What we collectively refer to as mortgage fraud includes various illegal schemes involving some type of misrepresentation or misstatement on mortgage documents. For example, a home buyer, mortgage broker and/or other real estate professional who submits fake W-2 forms or procures an inflated property appraisal has engaged in mortgage fraud.
In general, fraud involves two parties: the party providing false information and the party that relies on that information to complete a transaction. Such crimes commonly are prosecuted as wire fraud, bank fraud and conspiracy (federal statutes do not directly reference “mortgage fraud”).
The Fraud Enforcement and Recovery Act (FERA) enacted in 2009 expanded the reach of federal law enforcement officials in enforcing mortgage fraud laws. Sentences under FERA can include $1 million fines and 30-year prison sentences. Some states also have laws that address crimes related to mortgage fraud.
An investigation may also lead to additional charges of bankruptcy fraud or tax fraud. Although unscrupulous mortgage brokers, appraisers, real estate attorneys and other real estate professionals tend to be the ones targeted by investigations, home buyers are sometimes arrested for providing inaccurate information.
Law enforcement officials recognize two main categories of mortgage fraud:
- Fraud for Housing: A situation where a borrower submits false, incomplete or inaccurate information in order to qualify for a loan or to obtain more favorable terms when buying home.
- Fraud for Profit: A situation where a real estate professional (appraiser, mortgage broker, etc.) commits fraud in order to extract money from a property or transaction.
Common Types of Mortgage Fraud
Mortgage transactions, which involve multiple parties and large sums of money, provide ample opportunities for fraud. Some such schemes are extremely sophisticated and unique, but the following types of mortgage fraud are the most common:
- Fraudulent Supporting Loan Documentation: Loan applicant submits forged or altered paycheck stubs, or otherwise fraudulent documentation.
- Property Flipping: A piece of real estate is purchased, promptly appraised at a falsely inflated value, and then quickly resold. The fraudulent appraisal is what makes this practice illegal, as “flipping” during a housing boom is not necessarily illegal.
- Straw Buyers: Borrower’s identity is hidden through the use of a nominee, in whose name and credit history the loan application is made.
- Silent Second: Buyer takes out a second mortgage to cover the down payment on the initial loan. It is illegal because the second, smaller loan is taken out without the initial lender’s knowledge.
- Stolen Identity: Mortgage loan applicant uses a fictitious or stolen identity. If stolen, the true person’s name, personal information and credit history is used without their knowledge.
- Equity Skimming: An investor uses a straw buyer, false credit reports and false income documents to obtain a mortgage in the straw buyer’s name. Straw buyer signs property over to investor after closing, relinquishing all property rights.

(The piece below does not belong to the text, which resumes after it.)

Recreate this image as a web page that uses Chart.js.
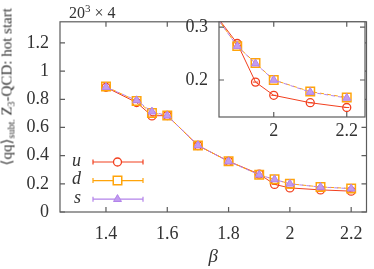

Investor makes no payments but rents the property until it is foreclosed.
- Inflated Appraisal: Appraiser, colluding with the mortgage broker and/or loan officer, provides unrealistically high appraisal value in order to match the buyer’s offer and complete the deal.
State Mortgage Fraud Laws
More than one-third of U.S. states, including California, Florida and New York, have laws prohibiting at least one form of mortgage fraud. The New York law (NY Penal Code, article 187), for example, defines “residential mortgage fraud” as an intentional act that involves statements that contain materially false information or that conceal information for purposes of misleading another party. The crime is prosecuted as a class A misdemeanor all the way up to a class B felony, depending on the severity of the offense.
Federal sentences tend to be more severe than state sentences for equivalent mortgage fraud convictions. Talk to a local attorney to find out more details about the laws in your state.
Civil Liability for Mortgage Fraud
Those accused of committing mortgage fraud may also be held liable for monetary damages incurred by the lender. Civil claims may be based on contractual theories, misrepresentation and/or deceit, conspiracy to defraud the lender or breach of trust. Third parties involved in the fraudulent transaction, such as mortgage brokers or appraisers, may also be liable for damages.